At 10:09 PM, Anonymous Srinivasan (cheena_sha@yahoo.com) said...

The Govt.'s banning smoking in the small and big screen is nothing but again a stunt!!

If the G is really interested in its subjects, why can't they bring an ordinance and stop growing tobacco anywhere in India? If it is really concerned about liver-cirois amongst its people, why on earth they are keeping quiet still, not ordering all liquor shops to close and liquor manufacturers to pull down their shutters once for all? They wont.
Because then who will fill their coffers?

It is like letting out your front hall to an Ahimsa convention in the day and allowing an abattoir to work there in the night!

I hope many who read this must be knowing Tamil. I would like to quote one song penned by Pattukottai. "Thirudanaai paarthu thirundha vittaal, thiruttai ozhikka mudiyathu" Very true.
People basically should be honest, otherwise, no police, no military, no law can mend them.

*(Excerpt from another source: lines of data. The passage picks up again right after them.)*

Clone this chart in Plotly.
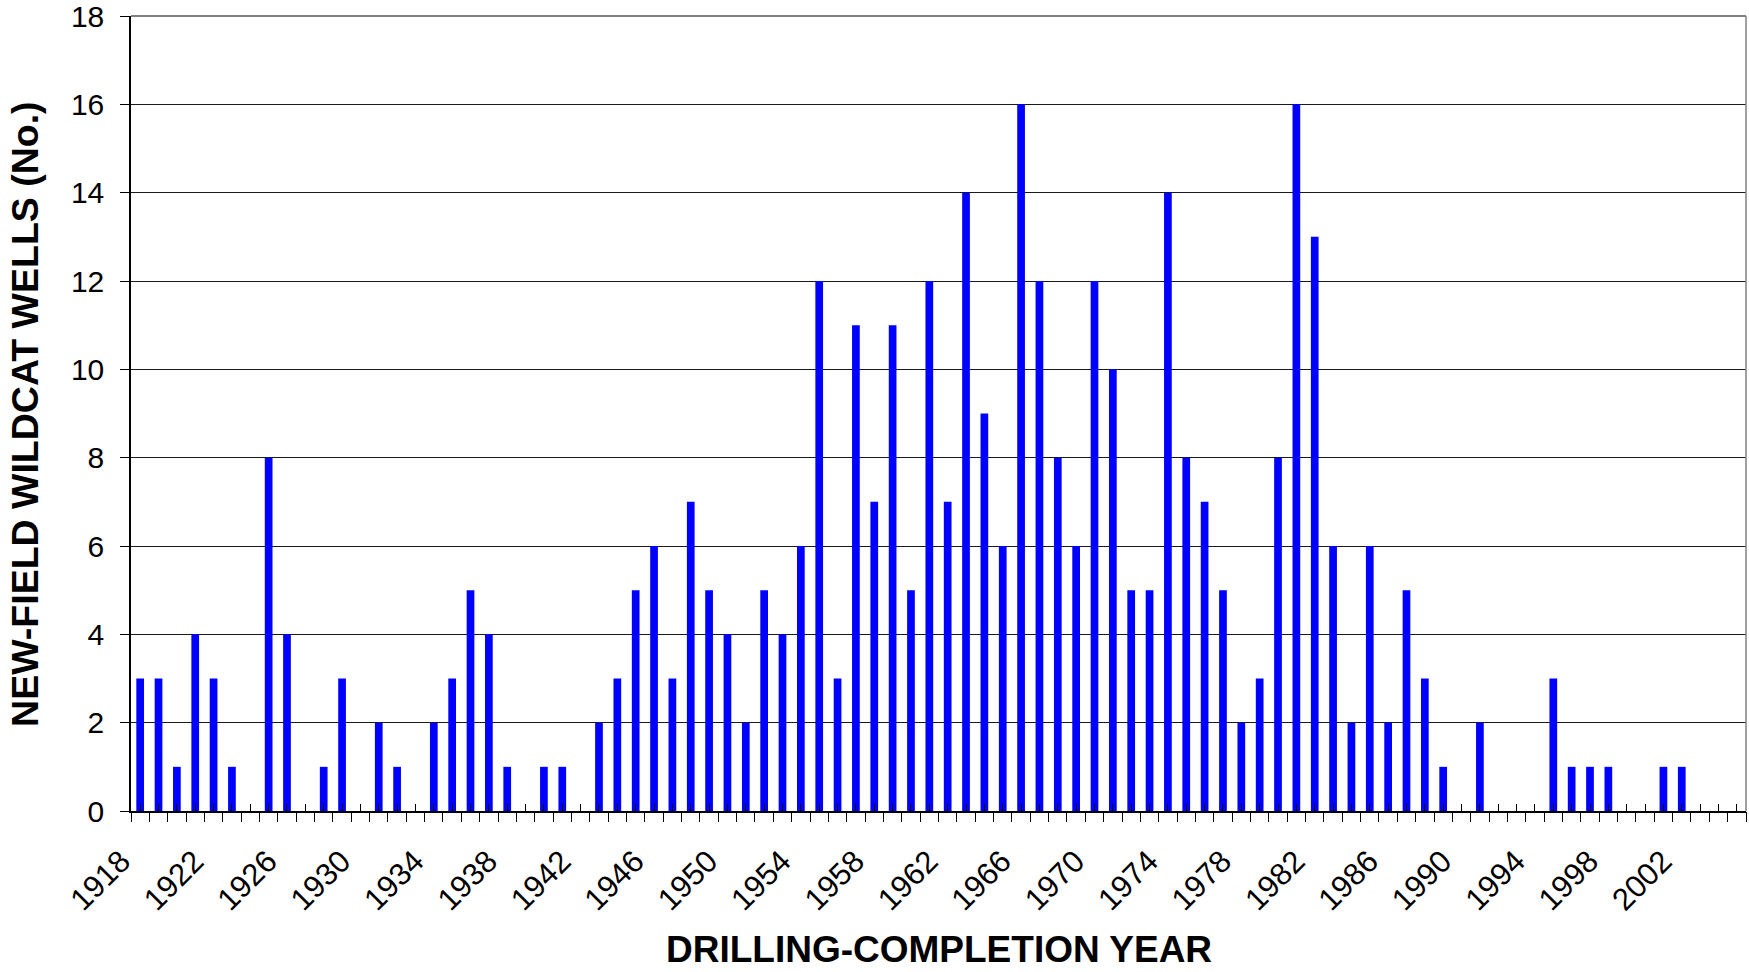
import plotly.graph_objects as go

# drilling-completion years 1918-2005
years = list(range(1918, 2006))
wells = [
    3, 3, 1, 4, 3, 1, 0, 8, 4, 0,        # 1918-1927
    1, 3, 0, 2, 1, 0, 2, 3, 5, 4,        # 1928-1937
    1, 0, 1, 1, 0, 2, 3, 5, 6, 3,        # 1938-1947
    7, 5, 4, 2, 5, 4, 6, 12, 3, 11,      # 1948-1957
    7, 11, 5, 12, 7, 14, 9, 6, 16, 12,   # 1958-1967
    8, 6, 12, 10, 5, 5, 14, 8, 7, 5,     # 1968-1977
    2, 3, 8, 16, 13, 6, 2, 6, 2, 5,      # 1978-1987
    3, 1, 0, 2, 0, 0, 0, 3, 1, 1,        # 1988-1997
    1, 0, 0, 1, 1, 0, 0, 0,              # 1998-2005
]
label_years = list(range(1918, 2006, 4))
boundaries = [y - 0.5 for y in years] + [years[-1] + 0.5]

FONT = "Liberation Sans, Arial, sans-serif"
xrange = [years[0] - 0.5, years[-1] + 0.5]

fig = go.Figure()
fig.add_trace(go.Bar(x=years, y=wells, marker=dict(color="#0000FF", line_width=0),
                     width=0.42, showlegend=False))

fig.update_layout(
    width=1749, height=972,
    margin=dict(l=131, r=3, t=16, b=161, autoexpand=False),
    paper_bgcolor="white", plot_bgcolor="white",
    font=dict(family=FONT, size=30, color="black"),
    xaxis=dict(
        range=xrange, tickmode="array", tickvals=label_years,
        ticktext=[str(y) for y in label_years], tickangle=-45,
        ticks="", ticklabelstandoff=18, ticklabelshift=-19,
        ticklabeloverflow="allow", automargin=False,
        showgrid=False, zeroline=False,
        showline=True, linecolor="black", linewidth=1.5,
        tickfont=dict(size=31),
    ),
    xaxis2=dict(
        overlaying="x", anchor="y", range=xrange, tickmode="array",
        tickvals=years, showticklabels=False, ticks="inside", ticklen=7,
        tickcolor="black", tickwidth=1, showgrid=False, zeroline=False,
    ),
    xaxis3=dict(
        overlaying="x", anchor="y", range=xrange, tickmode="array",
        tickvals=boundaries, showticklabels=False, ticks="outside", ticklen=10,
        tickcolor="black", tickwidth=1, showgrid=False, zeroline=False,
    ),
    yaxis=dict(
        range=[0, 18], dtick=2, tick0=0, ticks="outside", ticklen=9,
        tickcolor="black", showgrid=True, gridcolor="#1a1a1a", gridwidth=1,
        showline=True, linecolor="black", linewidth=1.5, zeroline=False,
        tickfont=dict(size=30), ticklabelstandoff=10,
        ticklabeloverflow="allow", automargin=False,
    ),
    bargap=0.58,
)

# dummy traces so the overlay axes are drawn
fig.add_trace(go.Scatter(x=[None], y=[None], xaxis="x2", showlegend=False))
fig.add_trace(go.Scatter(x=[None], y=[None], xaxis="x3", showlegend=False))

# grey plot-area border on top and right
fig.add_shape(type="line", xref="paper", yref="paper", x0=0, x1=1, y0=1, y1=1,
              line=dict(color="#808080", width=2))
fig.add_shape(type="line", xref="paper", yref="paper", x0=1, x1=1, y0=0, y1=1,
              line=dict(color="#808080", width=1.5))

fig.add_annotation(text="<b>NEW-FIELD WILDCAT WELLS (No.)</b>", textangle=-90,
                   xref="paper", yref="paper", x=-0.066, y=0.5,
                   xanchor="center", yanchor="middle",
                   showarrow=False, font=dict(size=37.5, family=FONT))
fig.add_annotation(text="<b>DRILLING-COMPLETION YEAR</b>",
                   xref="paper", yref="paper", x=0.5, y=-0.174,
                   xanchor="center", yanchor="middle",
                   showarrow=False, font=dict(size=37, family=FONT))

fig.write_html("out.html", config={"displayModeBar": False},
               post_script="document.body.style.margin='0';")
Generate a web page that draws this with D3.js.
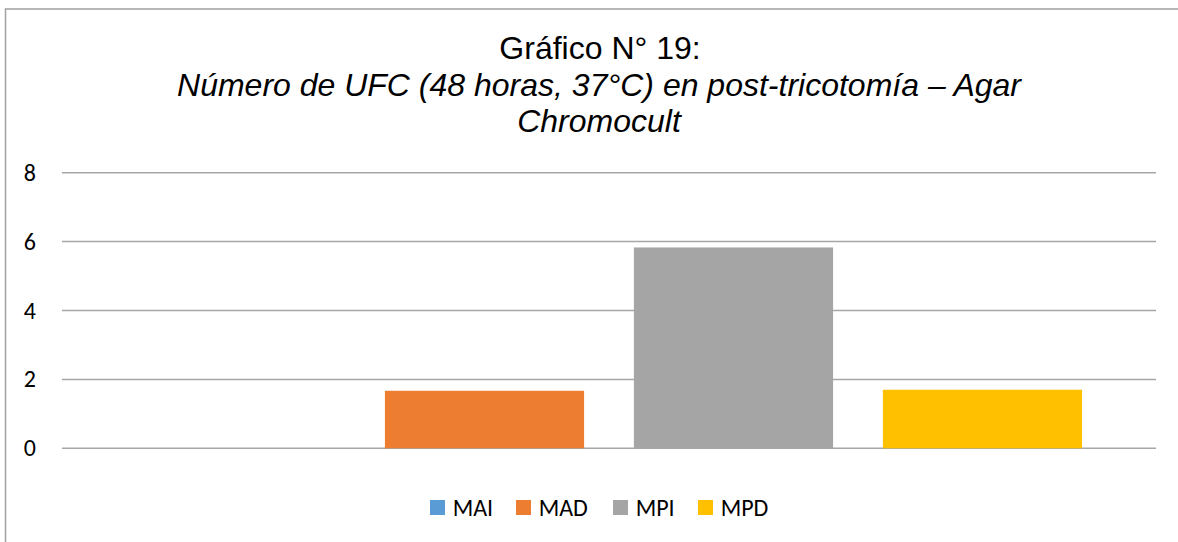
<!DOCTYPE html>
<html>
<head>
<meta charset="utf-8">
<script src="https://cdn.jsdelivr.net/npm/d3@7"></script>
<style>
  body { margin: 0; background: #fff; }
  svg { display: block; }
</style>
</head>
<body>
<svg width="1178" height="542"></svg>
<script>
// data
var series = ["MAI", "MAD", "MPI", "MPD"];
var values = [0, 1.67, 5.83, 1.7];
var colors = ["#5b9bd5", "#ed7d31", "#a5a5a5", "#ffc000"];
var yTicks = [0, 2, 4, 6, 8];
var titleLines = ["Gráfico N° 19:", "Número de UFC (48 horas, 37°C) en post-tricotomía – Agar", "Chromocult"];

var svg = d3.select("svg"),
    plotLeft = 62, plotRight = 1156, plotTop = 172.7, plotBottom = 448.3;

// chart frame
svg.append("rect")
    .attr("x", 5.5).attr("y", 9)
    .attr("width", 1180).attr("height", 560)
    .attr("fill", "none")
    .attr("stroke", "#a0a0a0")
    .attr("stroke-width", 1.5);

// title
svg.append("text")
    .attr("x", 600).attr("y", 59)
    .attr("text-anchor", "middle")
    .attr("font-family", "Liberation Sans, Arial, sans-serif")
    .attr("font-size", "32px")
    .attr("fill", "#000")
    .text(titleLines[0]);

titleLines.slice(1).forEach(function (t, i) {
    svg.append("text")
        .attr("x", 599).attr("y", 96 + i * 36)
        .attr("text-anchor", "middle")
        .attr("font-family", "Liberation Sans, Arial, sans-serif")
        .attr("font-style", "italic")
        .attr("font-size", "32px")
        .attr("fill", "#000")
        .text(t);
});

var xScale = d3.scaleBand()
    .domain(series)
    .range([plotLeft, plotRight])
    .paddingInner(0.2)
    .paddingOuter(0.297);

var yScale = d3.scaleLinear().domain([0, 8]).range([plotBottom, plotTop]);

// gridlines
svg.append("g")
    .selectAll("line")
    .data(yTicks)
    .enter().append("line")
    .attr("x1", plotLeft).attr("x2", plotRight)
    .attr("y1", function (d) { return yScale(d); })
    .attr("y2", function (d) { return yScale(d); })
    .attr("stroke", "#a6a6a6")
    .attr("stroke-width", 1.5);

// y labels
svg.append("g")
    .selectAll("text")
    .data(yTicks)
    .enter().append("text")
    .attr("x", 36)
    .attr("y", function (d) { return yScale(d) + 8; })
    .attr("text-anchor", "end")
    .attr("font-family", "Carlito, Calibri, 'Open Sans', sans-serif")
    .attr("font-size", "24px")
    .attr("fill", "#000")
    .text(function (d) { return d; });

// bars
svg.append("g")
    .selectAll("rect")
    .data(values)
    .enter().append("rect")
    .attr("x", function (d, i) { return xScale(series[i]); })
    .attr("y", function (d) { return yScale(d); })
    .attr("width", xScale.bandwidth())
    .attr("height", function (d) { return plotBottom - yScale(d); })
    .attr("fill", function (d, i) { return colors[i]; });

// legend
var legendX = [430, 516, 613, 698];
var legend = svg.append("g")
    .selectAll("g")
    .data(series)
    .enter().append("g")
    .attr("transform", function (d, i) { return "translate(" + legendX[i] + ",500)"; });

legend.append("rect")
    .attr("width", 15).attr("height", 15)
    .attr("fill", function (d, i) { return colors[i]; });

legend.append("text")
    .attr("x", 22.7).attr("y", 15.7)
    .attr("font-family", "Carlito, Calibri, 'Open Sans', sans-serif")
    .attr("font-size", "24px")
    .attr("fill", "#000")
    .text(function (d) { return d; });
</script>
</body>
</html>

When the Govt. banned liquor ad. on small and big screens, what did our smart ad people do? They manufactured (or they claimed so) soda and named it after the popular brand of liquors and comfortably went on advertising about their soda. And our people know how to read in between lines and the message is driven home!
You think our Govt. is made of duds who can not detect this hoodwinking?

It is all in the game. "Naan adikkira maadhiri adikkiren, Nee azhara madhiri azhu" is the name of the game.